Love in a time of Dentistry
I’ve narrowed it down - the mood swings, the spotty teenage visage, the chocolate cravings – I’m P.M.Sing like a mad cow.
At least I can now blame my hormones when the sound of Eileen’s false teeth clip-clopping round her mouth makes me want to lean over yank the blasted things out and pour a gallon of dental fixadent into her gawping mouth. I’m not psychotic, just female.
Unfortunately the sound of her clip-clopping teeth has awoken in me a crazed obsession with dental hygiene. I am following a strict twice-daily regime of zealous electric tooth brushing, flossing and mouth washing. It is my hope to maintain my gnashers so that I can avoid sounding like the horsemen of the apocalypse when I eat a piece of toast in my later years.

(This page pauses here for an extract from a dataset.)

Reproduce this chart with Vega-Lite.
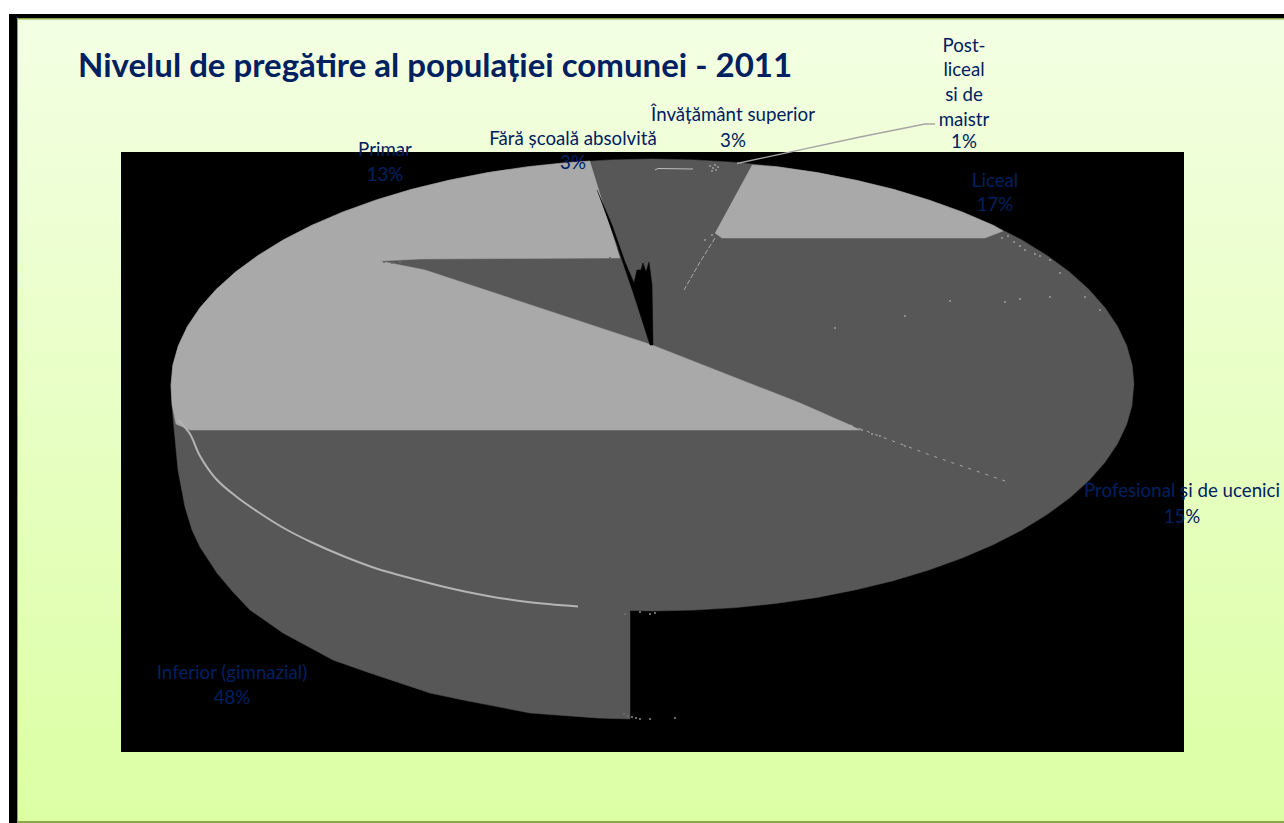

According to my dentist flossing is the most important dental hygiene procedure and the part that I find most tedious. She suggested flossing while watching T.V. Now frankly this is stupid advice, because once upon a time in my pre-marital existence I had a boyfriend who was a tooth-flosser. On a rainy Sunday afternoon we settled down to watch a film, my head settled lovingly in his lap, all very cosy and domestic until he began flossing his teeth mere centimetres from my forehead. As the tartar and spittle pinged off my cheek I contemplated our future together, suffice to say he did not become the Husband.
However, the most bizarre public tooth flossing was committed by the Argentinean man sitting next to us on our budget long haul flight to South Africa last Christmas. Mr Argentine spent a vast amount of time snortling (new word) and phlemming next to my poor Husband. When he grew tired of that he released his in-flight blanket from its plastic wrapping and proceeded to stretch the plastic into long thin fibres, which he used to FLOSS.HIS.TEETH. Spittle, plaque and what I think was a piece of lettuce, proceeded to fly in all directions. I used my Husband as a human shield.
Poor Husband was so angry after French customs had confiscated our two bottles of Christmas Moet that he was incapable of speech the entire flight. Apoplectic with rage he simply shut his eyes, going slightly purple in the face, as bits of Argentine steak skyrocketed round the enclosed space. The Husband in the spirit of Christian love simply turned the other cheek – which promptly became covered in tartar. The only words I heard the poor man mutter where, “Cheese eating surrender monkeys” to which I assume he meant the French and not the Argentine.
Mae West once said, ‘Love conquers all except poverty and toothache.’ Perhaps Love and Dentistry are mutually exclusive.